Yazar yeni bir iddia, teori mi ortaya atıyor? Bilinen tartışmalardan bir özet geçiyor sadece ama entelektüel bir iddia sahibiyim demek için referanslar uzadıkça uzuyor.

Ulus devletler, küreselleşme ve demokrasi ilişkisi Dani Rodrik’e atıfla tartışma konusu yapılıyor.
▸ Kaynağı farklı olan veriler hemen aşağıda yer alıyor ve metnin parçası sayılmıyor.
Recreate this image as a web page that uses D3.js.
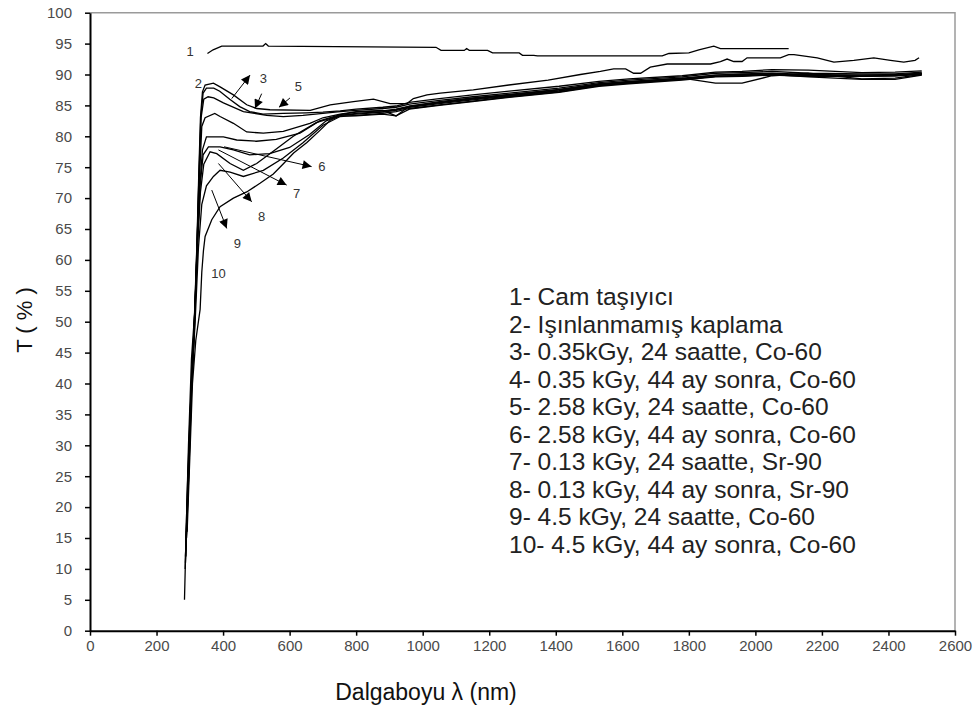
<!DOCTYPE html>
<html>
<head>
<meta charset="utf-8">
<script src="https://cdn.jsdelivr.net/npm/d3@7"></script>
<style>
  body { margin: 0; background: #fff; }
  text { font-family: "Liberation Sans", Arial, sans-serif; }
</style>
</head>
<body>
<svg id="chart" width="979" height="708"></svg>
<script>
// Tick values
const xTicks = d3.range(0, 2601, 200);
const yTicks = d3.range(0, 101, 5);

// Legend entries
const legendLines = [
  '1- Cam taşıyıcı',
  '2- Işınlanmamış kaplama',
  '3- 0.35kGy, 24 saatte, Co-60',
  '4- 0.35 kGy, 44 ay sonra, Co-60',
  '5- 2.58 kGy, 24 saatte, Co-60',
  '6- 2.58 kGy, 44 ay sonra, Co-60',
  '7- 0.13 kGy, 24 saatte, Sr-90',
  '8- 0.13 kGy, 44 ay sonra, Sr-90',
  '9- 4.5 kGy, 24 saatte, Co-60',
  '10- 4.5 kGy, 44 ay sonra, Co-60'
];

// Curve 1 (glass) and curve 2 (unirradiated): [nm, T%]
const curve1 = [[353,93.4],[370,94.0],[396,94.6],[520,94.6],[528,95.0],[536,94.6],[1040,94.4],[1055,93.9],[1125,93.9],[1132,94.2],[1140,93.9],[1195,93.9],[1210,93.5],[1290,93.5],[1300,93.1],[1334,93.1],[1345,93.0],[1720,93.0],[1740,93.4],[1800,93.5],[1830,94.0],[1875,94.6],[1895,94.2],[2100,94.2]];
const curve2 = [[284,5],[289,16],[296,30],[305,44],[314,51],[321,62],[327,74],[332,83],[338,87.2],[346,88.3],[371,88.6],[391,88.0],[431,86.7],[471,85.1],[501,84.5],[541,84.3],[662,84.2],[722,85.1],[792,85.6],[852,86.0],[902,85.3],[953,85.3],[972,86.1],[1013,86.7],[1053,87.0],[1152,87.5],[1259,88.3],[1377,89.1],[1474,90.0],[1534,90.5],[1574,90.9],[1610,90.9],[1634,90.2],[1655,90.2],[1684,91.2],[1735,91.7],[1865,91.7],[1895,92.1],[1915,92.5],[1935,92.1],[1960,92.1],[1975,92.7],[2075,92.7],[2100,93.2],[2116,93.2],[2186,92.7],[2236,92.0],[2296,92.3],[2356,92.7],[2406,92.3],[2446,92.0],[2480,92.3],[2492,92.7]];

// Curves 3-10 below 760 nm
const head3 = [[286,10],[292,22],[300,34],[310,46],[318,55],[326,71],[333,83],[340,87.0],[350,87.8],[372,87.8],[390,87.3],[420,86.0],[450,84.8],[480,84.0],[520,83.6],[580,83.7],[650,83.8],[700,83.9],[752,84.1]];
const head4 = [[287,11],[293,22],[301,35],[311,47],[319,57],[327,72],[334,83],[342,86.0],[355,86.4],[372,86.2],[401,85.4],[461,84.0],[531,83.4],[581,83.2],[640,83.4],[700,83.7],[752,84.0]];
const head5 = [[287,12],[294,23],[302,36],[312,47],[320,60],[328,72],[336,81.6],[346,83.0],[375,83.7],[391,83.2],[431,82.1],[471,80.7],[521,80.5],[581,80.8],[661,82.1],[700,83.0],[752,83.6]];
const head6 = [[288,12],[295,24],[303,37],[312,48],[321,60],[330,72],[338,77.8],[350,79.9],[401,79.9],[441,79.4],[500,79.2],[560,79.5],[631,80.5],[690,82.5],[752,83.5]];
const head7 = [[288,13],[296,25],[304,38],[313,48],[322,62],[331,72],[340,77.0],[356,78.3],[391,78.3],[431,77.8],[480,77.0],[540,77.2],[600,78.2],[660,80.3],[710,82.5],[752,83.4]];
const head8 = [[289,14],[297,26],[305,39],[314,49],[323,62],[332,71],[342,75.5],[361,77.5],[381,77.2],[421,75.6],[461,74.5],[501,75.6],[561,78.0],[611,80.0],[680,82.2],[752,83.4]];
const head9 = [[290,15],[298,27],[306,40],[316,50],[326,62],[336,69],[350,72.0],[371,73.5],[391,74.5],[421,74.2],[461,73.5],[521,74.5],[581,76.5],[641,79.0],[700,81.8],[752,83.2]];
const head10 = [[292,16],[300,28],[308,40],[318,47],[331,52],[336,58],[341,61.5],[346,63.8],[366,66.5],[391,68.6],[431,70.0],[471,71.0],[511,72.4],[551,73.9],[582,75.6],[612,77.3],[652,79.0],[692,81.0],[722,82.6],[752,83.3]];

// Curves 3-10 above 760 nm, shared wavelengths
const tailNm = [800, 880, 920, 960, 1050, 1150, 1260, 1410, 1530, 1620, 1780, 1880, 1960, 2050, 2160, 2320, 2420, 2500];
const tail3  = [84.4, 84.7, 84.9, 85.5, 86.1, 86.7, 87.3, 88.1, 88.9, 89.3, 89.8, 90.4, 90.5, 90.8, 90.7, 90.3, 90.4, 90.6];
const tail4  = [84.2, 84.5, 84.7, 85.2, 85.8, 86.4, 87.0, 87.8, 88.7, 89.1, 89.6, 90.2, 90.3, 90.5, 90.2, 90.1, 90.1, 90.4];
const tail5  = [84.0, 84.2, 83.3, 84.9, 85.6, 86.2, 86.8, 87.6, 88.5, 88.9, 89.4, 89.9, 90.1, 90.2, 90.0, 89.9, 89.9, 90.2];
const tail6  = [83.9, 84.1, 84.4, 84.9, 85.5, 86.1, 86.7, 87.5, 88.4, 88.8, 89.4, 88.6, 88.6, 89.8, 90.2, 89.3, 89.4, 90.0];
const tail7  = [83.7, 84.0, 84.3, 84.8, 85.4, 86.0, 86.6, 87.4, 88.3, 88.7, 89.3, 89.9, 90.0, 90.1, 89.8, 89.9, 90.0, 90.1];
const tail8  = [83.6, 83.9, 84.2, 84.7, 85.3, 85.9, 86.5, 87.3, 88.3, 88.7, 89.2, 89.7, 89.9, 90.0, 89.9, 89.7, 89.8, 90.2];
const tail9  = [83.4, 83.7, 84.0, 84.5, 85.1, 85.7, 86.4, 87.2, 88.2, 88.6, 89.2, 89.7, 89.8, 90.0, 89.6, 89.2, 89.2, 89.9];
const tail10 = [83.3, 83.6, 83.3, 84.4, 85.0, 85.6, 86.3, 87.1, 88.1, 88.5, 89.1, 89.6, 89.7, 89.9, 89.7, 89.7, 89.8, 90.0];

// Curve number labels [text, nm, T]
const curveLabels = [['1',301,93.7],['2',326,88.6],['3',521,89.4],['5',626,88.0],['6',697,75.1],['7',621,70.8],['8',516,67.0],['9',443,62.7],['10',386,57.8]];

// Arrows [fromNm, fromT, toNm, toT]
const arrows = [[426,86.1,481,89.9],[516,86.9,496,84.5],[601,86.2,568,84.7],[403,78.3,666,75.1],[386,77.8,591,72.1],[386,75.6,486,69.4],[366,71.3,411,65.1]];

// Select the rendering stage
const svg = d3.select('#chart');
const mLeft = 90, mRight = 955, mTop = 12.7, mBottom = 630.7;

const x = d3.scaleLinear().domain([0, 2600]).range([mLeft, mRight]);
const y = d3.scaleLinear().domain([0, 100]).range([mBottom, mTop]);

// Plot frame (top and right, grey)
svg.append('path')
  .attr('d', `M${mLeft},${mTop}H${mRight}V${mBottom}`)
  .attr('fill', 'none')
  .attr('stroke', '#9a9a9a')
  .attr('stroke-width', 1.5);

// Axes
const xAxis = svg.append('g')
  .attr('transform', `translate(0,${mBottom})`)
  .call(d3.axisBottom(x).tickValues(xTicks).tickFormat(d3.format('d'))
    .tickSize(5).tickSizeOuter(0).tickPadding(5));
const yAxis = svg.append('g')
  .attr('transform', `translate(${mLeft},0)`)
  .call(d3.axisLeft(y).tickValues(yTicks).tickSize(5).tickSizeOuter(0).tickPadding(13));

[xAxis, yAxis].forEach(g => {
  g.select('.domain').attr('stroke', '#000').attr('stroke-width', 2);
  g.selectAll('.tick line').attr('stroke', '#000').attr('stroke-width', 1.5);
  g.selectAll('.tick text')
    .attr('fill', '#4a4a4a')
    .style('font-size', '15px')
    .style('font-family', '"Liberation Sans", Arial, sans-serif');
});

// Build the ten series
const heads = [head3, head4, head5, head6, head7, head8, head9, head10];
const tails = [tail3, tail4, tail5, tail6, tail7, tail8, tail9, tail10];
const series = [curve1, curve2].concat(
  heads.map((h, i) => h.concat(tailNm.map((nm, j) => [nm, tails[i][j]])))
);

const line = d3.line().x(d => x(d[0])).y(d => y(d[1]));

svg.append('g')
  .selectAll('path')
  .data(series)
  .join('path')
  .attr('d', line)
  .attr('fill', 'none')
  .attr('stroke', '#000')
  .attr('stroke-width', 1.3);

// Arrow markers
svg.append('defs').append('marker')
  .attr('id', 'head')
  .attr('viewBox', '0 0 10 10')
  .attr('refX', 10).attr('refY', 5)
  .attr('markerWidth', 11).attr('markerHeight', 9)
  .attr('markerUnits', 'userSpaceOnUse')
  .attr('orient', 'auto')
  .append('path')
  .attr('d', 'M0,0L10,5L0,10Z')
  .attr('fill', '#000');

svg.append('g')
  .selectAll('line')
  .data(arrows)
  .join('line')
  .attr('x1', d => x(d[0])).attr('y1', d => y(d[1]))
  .attr('x2', d => x(d[2])).attr('y2', d => y(d[3]))
  .attr('stroke', '#000')
  .attr('stroke-width', 1)
  .attr('marker-end', 'url(#head)');

// Curve numbers
svg.append('g')
  .selectAll('text')
  .data(curveLabels)
  .join('text')
  .attr('x', d => x(d[1]))
  .attr('y', d => y(d[2]))
  .attr('dy', '0.35em')
  .attr('text-anchor', 'middle')
  .attr('fill', '#333')
  .style('font-size', '13px')
  .text(d => d[0]);

// Legend
svg.append('g')
  .selectAll('text')
  .data(legendLines)
  .join('text')
  .attr('x', 509)
  .attr('y', (d, i) => 305 + i * 27.5)
  .attr('fill', '#222')
  .style('font-size', '24.5px')
  .text(d => d);

// Axis titles
svg.append('text')
  .attr('x', 426).attr('y', 700)
  .attr('text-anchor', 'middle')
  .attr('fill', '#111')
  .style('font-size', '23px')
  .text('Dalgaboyu λ (nm)');

svg.append('text')
  .attr('transform', 'translate(32,320) rotate(-90)')
  .attr('text-anchor', 'middle')
  .attr('fill', '#111')
  .style('font-size', '22px')
  .text('T ( % )');
</script>
</body>
</html>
Yazı, klas bir iktisat tarihçisi olan Marksist kökenli Eric Hobsbawm’ın biz üniversitedeyken Ankara’daki Dost Kitabevi tarafından yayınlanan üçlemesinden bir alıntıyla entelektüel bir forma büründürülmeye çalışılıyor.

Hobsbawm’ın kitabını okuyalı yaklaşık yirmi beş sene olmuştur, belki de Kılıçdaroğlu’nun yeni haberi olmuştur, bilemiyoruz.

Yazının sol perspektifli bakış açısı, Türkiye’ye dair güncel bağı kurmaya gelince sağ ve liberal hatta güvenlikçi bir biçim kazanıyor.

“İç cepheyi güçlendirmek” gibi sağcıların sevdiği klişe bir cümle tekrar ediliyor ve hukukun üstünlüğü, yargı bağımsızlığı gibi liberal kökenli olduğu kabul edilen değerlerin tesis edilmesi gerektiği ilave ediliyor.

Çok boyutlu dış politika önerisinde bulunan yazar, bunu kime öneriyor anlaşılmıyor. Yeniden ana muhalefet partisinin genel başkanlık koltuğuna oturarak bu önerileri hayata geçireceğini mi vadediyor?

Yazı yine son yıllarda gündeme gelen bir tartışmayla çok kutuplu dünya düzeni muhabbetiyle sona yaklaşıyor.

Hobsbawm, Rodrik, Gramsci okuyan, dünyanın geçmişine hâkim, geleceğini öngörebilen ve memleketini bu konularda uyaran politikacı profili çizme denemesinin kamuoyunda pek karşılık bulmadığı, yazının muhalif ve sol çevrelerde dahi alayla karşılandığı ve iktidara dönük mesajlar içerdiği yönünde eleştiriler yapılıyor.

Tekaüde ayrılma taleplerine direnerek, tükenmiş seçmen desteğine rağmen koltuk hırsıyla hareket ettiği yönünde kuvvetli inanç beslenen yaşlı bir politikacının yazısı, bize geçmişte okuduğumuz yazarları bir kez daha hatırlatmanın ötesinde yeni bir şey sunmuyor.

Elbette sunduğu bir şey daha var: Emekli olmak gerekiyorsa artık emekli olmaktan daha iyi bir seçenek kalmadığı içindir ve bunu ertelemek ya da ötelemek sadece ahvali kötüleştirir.